Project Runway
Like most of my friends (sorry, guys), I have no fashion sense whatsoever. Basically,
if “inconspicuous” could be called a style, that’s how I’ve
rolled since grade school, where I determined early on that it was best to wear
clothes that wouldn’t call attention to me. Let the fashion-forward nerds
take all the playground beatings.
All that said, I still feel confident in declaring that the judges on Project
Runway 3 are on crack this season. There are now seven designers remaining
in the cast—we’re at the halfway mark, more or less—and three
of them should have been booted within the first three weeks. You know who I’m
talking about:
1. Angela, a tasteless folk artist type who slaps her signature “rosettes”
and other cheesy add-ons to every shoddily executed garment she turns out. This
week, when contestants were asked to create everyday clothes for other contestants’
mothers or sisters, Angela tried for an Audrey Hepburn look, but inexplicably
added cowgirl frills to spice up a drab, unflattering outfit.
2. Vincent, a raving lunatic who escaped the first challenge despite having his
model walk the runway with a bowl on her head. Against all reason, he actually
won this week’s challenge with a simple, unimaginative, and shoddily executed
dress that’s nonetheless his best effort by far. Let’s hear it for
failing upwards!
3. Jeffrey, an ex-junkie who’s apparently given up smack for the all-consuming
work of being a total dick. This week, he brushed off his client’s wishes
in order to create another in a long line of patched-together Frankenstein ensembles,
part of what judge Michael Kors charitably referred to as his “ugly beautiful”

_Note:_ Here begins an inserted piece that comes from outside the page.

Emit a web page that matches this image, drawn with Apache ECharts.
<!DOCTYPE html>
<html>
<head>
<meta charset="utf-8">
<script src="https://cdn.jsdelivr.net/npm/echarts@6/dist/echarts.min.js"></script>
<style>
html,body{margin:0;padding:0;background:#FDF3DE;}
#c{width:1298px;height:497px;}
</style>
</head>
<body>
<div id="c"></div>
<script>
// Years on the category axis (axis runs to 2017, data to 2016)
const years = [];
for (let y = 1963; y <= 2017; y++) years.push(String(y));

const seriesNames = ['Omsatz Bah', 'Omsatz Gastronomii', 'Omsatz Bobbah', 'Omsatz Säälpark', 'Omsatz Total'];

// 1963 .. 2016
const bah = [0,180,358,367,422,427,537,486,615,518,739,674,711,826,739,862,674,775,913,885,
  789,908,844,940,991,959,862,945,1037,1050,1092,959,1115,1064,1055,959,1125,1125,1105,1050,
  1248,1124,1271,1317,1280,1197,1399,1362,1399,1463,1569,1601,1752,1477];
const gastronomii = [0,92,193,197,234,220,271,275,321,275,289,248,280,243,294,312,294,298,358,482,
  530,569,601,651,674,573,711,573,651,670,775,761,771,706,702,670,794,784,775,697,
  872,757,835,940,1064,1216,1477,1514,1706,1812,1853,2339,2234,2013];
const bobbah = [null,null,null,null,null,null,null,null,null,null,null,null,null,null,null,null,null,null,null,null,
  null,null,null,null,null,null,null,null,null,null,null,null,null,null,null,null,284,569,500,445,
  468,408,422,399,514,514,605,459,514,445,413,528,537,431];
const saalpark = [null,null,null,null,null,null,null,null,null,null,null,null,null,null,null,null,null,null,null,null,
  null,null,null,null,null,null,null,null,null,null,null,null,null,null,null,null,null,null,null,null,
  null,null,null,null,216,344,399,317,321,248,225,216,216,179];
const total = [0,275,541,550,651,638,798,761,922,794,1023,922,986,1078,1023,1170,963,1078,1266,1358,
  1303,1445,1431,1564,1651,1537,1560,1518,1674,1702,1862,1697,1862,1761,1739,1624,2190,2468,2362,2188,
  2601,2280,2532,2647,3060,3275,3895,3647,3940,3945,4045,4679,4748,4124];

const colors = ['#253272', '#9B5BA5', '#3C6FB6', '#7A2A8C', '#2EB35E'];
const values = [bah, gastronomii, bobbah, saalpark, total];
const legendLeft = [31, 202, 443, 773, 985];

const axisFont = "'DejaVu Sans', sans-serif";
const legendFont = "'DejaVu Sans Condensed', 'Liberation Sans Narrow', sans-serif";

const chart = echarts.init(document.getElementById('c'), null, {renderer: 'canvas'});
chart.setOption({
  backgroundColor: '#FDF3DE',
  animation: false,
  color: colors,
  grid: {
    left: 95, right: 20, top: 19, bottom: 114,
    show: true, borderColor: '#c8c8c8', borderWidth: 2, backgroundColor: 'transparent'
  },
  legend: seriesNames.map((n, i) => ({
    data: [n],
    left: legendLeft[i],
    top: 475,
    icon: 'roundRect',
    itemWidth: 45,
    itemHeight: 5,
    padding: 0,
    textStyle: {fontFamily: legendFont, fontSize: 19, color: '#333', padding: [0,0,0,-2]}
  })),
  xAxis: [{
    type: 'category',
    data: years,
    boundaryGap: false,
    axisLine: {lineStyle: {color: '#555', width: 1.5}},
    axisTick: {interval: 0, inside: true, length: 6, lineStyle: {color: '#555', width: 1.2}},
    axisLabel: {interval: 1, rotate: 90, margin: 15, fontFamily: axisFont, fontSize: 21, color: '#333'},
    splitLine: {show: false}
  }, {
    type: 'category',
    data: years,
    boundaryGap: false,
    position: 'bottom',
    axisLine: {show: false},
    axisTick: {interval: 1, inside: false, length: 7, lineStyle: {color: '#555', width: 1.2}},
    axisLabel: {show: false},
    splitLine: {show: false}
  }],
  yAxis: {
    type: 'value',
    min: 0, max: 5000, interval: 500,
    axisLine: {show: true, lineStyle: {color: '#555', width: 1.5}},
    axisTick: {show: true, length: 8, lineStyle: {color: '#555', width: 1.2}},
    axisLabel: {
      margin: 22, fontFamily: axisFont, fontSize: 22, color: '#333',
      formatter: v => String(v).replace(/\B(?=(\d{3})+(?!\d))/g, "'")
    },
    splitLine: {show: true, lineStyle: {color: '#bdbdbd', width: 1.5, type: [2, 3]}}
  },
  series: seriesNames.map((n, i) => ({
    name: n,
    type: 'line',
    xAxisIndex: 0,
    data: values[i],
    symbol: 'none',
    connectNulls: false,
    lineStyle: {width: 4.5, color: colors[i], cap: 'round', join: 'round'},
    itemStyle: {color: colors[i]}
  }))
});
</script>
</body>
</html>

aesthetic. But you had to go back in time and create outfits for Pat Benetar’s
“Love Is A Battlefield” video, he’d be the guy to do it.
Granted, some of more promising designers in the beginning went south in a hurry.

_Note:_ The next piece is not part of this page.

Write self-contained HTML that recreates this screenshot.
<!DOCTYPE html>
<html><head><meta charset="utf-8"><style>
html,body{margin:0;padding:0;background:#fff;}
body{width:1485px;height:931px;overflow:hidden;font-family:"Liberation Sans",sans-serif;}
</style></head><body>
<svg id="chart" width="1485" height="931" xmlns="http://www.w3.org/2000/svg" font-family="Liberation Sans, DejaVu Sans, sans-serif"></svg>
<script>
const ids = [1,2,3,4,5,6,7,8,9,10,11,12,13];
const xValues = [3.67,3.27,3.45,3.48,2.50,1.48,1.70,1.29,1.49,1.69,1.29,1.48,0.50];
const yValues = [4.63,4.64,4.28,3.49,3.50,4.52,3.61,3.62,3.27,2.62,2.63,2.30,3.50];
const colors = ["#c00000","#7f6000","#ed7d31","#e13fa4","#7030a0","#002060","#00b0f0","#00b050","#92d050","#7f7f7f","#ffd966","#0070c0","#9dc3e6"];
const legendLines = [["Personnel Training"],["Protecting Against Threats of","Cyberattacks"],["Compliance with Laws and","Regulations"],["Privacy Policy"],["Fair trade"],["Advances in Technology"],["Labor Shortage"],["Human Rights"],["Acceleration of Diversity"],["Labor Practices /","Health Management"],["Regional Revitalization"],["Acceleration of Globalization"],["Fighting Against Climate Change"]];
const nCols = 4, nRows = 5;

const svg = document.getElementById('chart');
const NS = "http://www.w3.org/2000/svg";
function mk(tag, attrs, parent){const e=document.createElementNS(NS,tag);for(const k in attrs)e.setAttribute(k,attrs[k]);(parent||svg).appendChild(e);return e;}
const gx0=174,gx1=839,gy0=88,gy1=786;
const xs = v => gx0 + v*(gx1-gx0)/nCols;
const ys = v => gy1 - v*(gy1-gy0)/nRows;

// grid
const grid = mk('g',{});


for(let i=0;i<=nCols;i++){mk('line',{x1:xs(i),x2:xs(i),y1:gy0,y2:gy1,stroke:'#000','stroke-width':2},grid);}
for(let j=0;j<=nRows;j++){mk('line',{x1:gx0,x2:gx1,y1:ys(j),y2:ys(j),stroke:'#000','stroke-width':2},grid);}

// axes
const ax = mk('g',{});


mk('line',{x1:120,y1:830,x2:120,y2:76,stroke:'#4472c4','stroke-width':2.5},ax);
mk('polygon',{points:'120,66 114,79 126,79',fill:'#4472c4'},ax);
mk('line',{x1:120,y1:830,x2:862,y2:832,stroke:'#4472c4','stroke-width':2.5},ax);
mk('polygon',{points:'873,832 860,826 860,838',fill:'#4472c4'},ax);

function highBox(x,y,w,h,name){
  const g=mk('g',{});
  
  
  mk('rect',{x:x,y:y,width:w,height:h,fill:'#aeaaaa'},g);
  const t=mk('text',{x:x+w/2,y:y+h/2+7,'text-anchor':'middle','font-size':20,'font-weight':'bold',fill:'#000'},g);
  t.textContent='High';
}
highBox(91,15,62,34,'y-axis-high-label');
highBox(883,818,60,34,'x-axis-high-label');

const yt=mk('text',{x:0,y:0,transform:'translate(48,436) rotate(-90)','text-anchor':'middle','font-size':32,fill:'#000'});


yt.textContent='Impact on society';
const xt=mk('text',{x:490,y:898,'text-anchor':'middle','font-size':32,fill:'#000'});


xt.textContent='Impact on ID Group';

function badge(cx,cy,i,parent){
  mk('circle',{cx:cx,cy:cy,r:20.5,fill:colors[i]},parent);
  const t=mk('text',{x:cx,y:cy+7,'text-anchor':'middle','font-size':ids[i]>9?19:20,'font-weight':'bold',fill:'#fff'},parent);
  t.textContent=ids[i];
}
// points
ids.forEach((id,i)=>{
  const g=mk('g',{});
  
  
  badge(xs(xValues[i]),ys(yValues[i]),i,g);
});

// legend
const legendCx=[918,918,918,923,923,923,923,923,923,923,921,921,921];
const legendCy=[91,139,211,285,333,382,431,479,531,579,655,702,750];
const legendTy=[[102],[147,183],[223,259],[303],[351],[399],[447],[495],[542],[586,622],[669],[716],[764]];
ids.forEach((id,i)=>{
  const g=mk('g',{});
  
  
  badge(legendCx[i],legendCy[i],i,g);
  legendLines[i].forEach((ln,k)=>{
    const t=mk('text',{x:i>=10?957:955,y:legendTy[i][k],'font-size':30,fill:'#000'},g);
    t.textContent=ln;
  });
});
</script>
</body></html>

There was Keith, who rivaled Jeffrey for arrogant dick-ery before getting kicked
off for breaking house rules about using design books and leaving the residence
for late-night Internet sessions. Robert looked like a shoo-in for Fashion Week
after a couple of episodes, but he couldn’t stop turning out boring garments.
This week, he pretty much forced the judges to send him home by cutting holes
in two giant swaths of fabric and making a plus-sized woman look like William
“The Refrigerator” Perry.
To my mind, two of the exits were not justified. Week Two sent Malan home for
a dress that clearly didn’t work—it fit, to paraphrase The Hater,
like a brown log—but it was an ambitious and intricate bit of tailoring
that was at least going for something. Keep in mind, the “going for something”
criteria basically kept Santino around all the way to the finish last year, even
when he made that hideous jumpsuit for Kara Janx, which was easily a contender
for the worst outfit in the show’s history. Can someone honestly claim that
Malan would be putting out less interesting clothes than Angela, Vincent, and
Jeffrey if he were still around? (That’s a rhetorical question. The answer
is “no.”) Then there’s poor Alison, who also put together a
flawed but interesting dress after weeks of solid contributions and gets the boot
over Vincent’s juvenile canvas-in-motion.
So who does that leave? Michael and Uli, two rock-solid designers who have yet
to turn out a dud and who consistently stay above the catty fray. I’d say
that they’re a lock for Fashion Week, but one bad week and it could be Angela/Vincent/Jeffrey
waving them off. (An open question: How much weight should individual challenges
have in determining who stays and who goes? Apparently, the judges put a lot of
emphasis on what-have-you-done-for-me-lately, but there have been too many inexplicable
exits this year.) The only real suspense will be who takes up the third slot.
Between Kayne and Laura, I’d have to give a pretty big edge to Laura, whose
dresses have a bad tendency to look matronly, but they’re always well-constructed
and tasteful; she seems to design clothes a woman like herself would like to wear,
and there’s nothing wrong with that. Kayne has a more active imagination,
but he doesn’t know when to quit with the garish beauty pageant costumes;
with Robert gone, he’ll have no one to rein him in.
Overall, what seemed initially like the most promising of casts has withered into
perhaps the weakest. But hey, if that clears the way for Michael and Uli to rule
Fashion Week, all the better. Like Harold from Top Chef, they’re heads-down
craftspeople on one of the few meritocracies in reality television.